Q: Who should avoid Parkdale? A: Avoid Parkdale if you want a dense food scene, late-night options, large modern apartments or a suburb that feels busy after dinner. It is also a poor fit if you drive everywhere but still expect easy parking and cheap rent. Parkdale works best for people who use the train, beach, local coffee and a quieter street pattern often enough to justify the premium. If those things are not central to your week, you may get better value in Cheltenham, Mentone or parts of Mordialloc.
Q: Is Parkdale family-friendly or mainly for downsizers? A: It is both, but budget decides the experience. Families like Parkdale for the calmer residential streets, beach access, schools nearby and the general Bayside rhythm. Downsizers compete for low-maintenance homes and quality units, which keeps pressure on the same stock renters want. Family-sized rentals are not cheap, and larger homes can jump well beyond the suburb’s one-bedroom affordability story.

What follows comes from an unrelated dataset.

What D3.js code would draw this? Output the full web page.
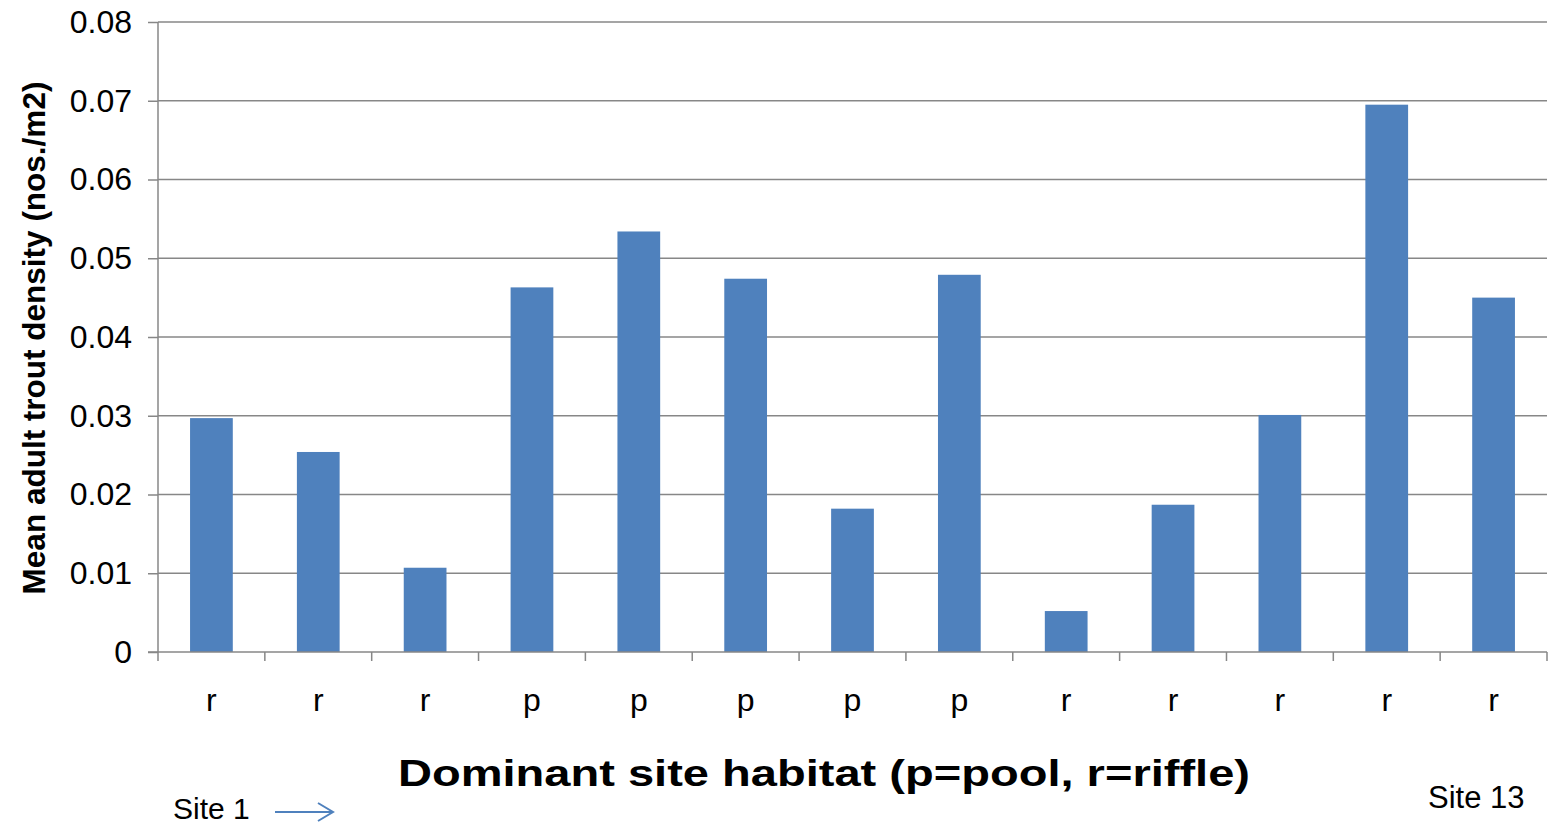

If you are moving with children, do not judge Parkdale by cafe convenience alone; school run traffic, parking and outdoor space matter more.
Q: What is the honest 2026 verdict on Parkdale cafes? A: The honest verdict is that Parkdale cafes are useful rather than spectacular. That is not an insult; for residents, a reliable coffee and breakfast option can matter more than a photogenic room you visit twice. Lazy Loaf & Kettle, Nove Nine and JusFruit give the suburb a workable local base, while nearby casual restaurants cover simple dinners. The weakness is depth. Parkdale will not keep a serious food person occupied by itself, but it will support a sane weekly routine.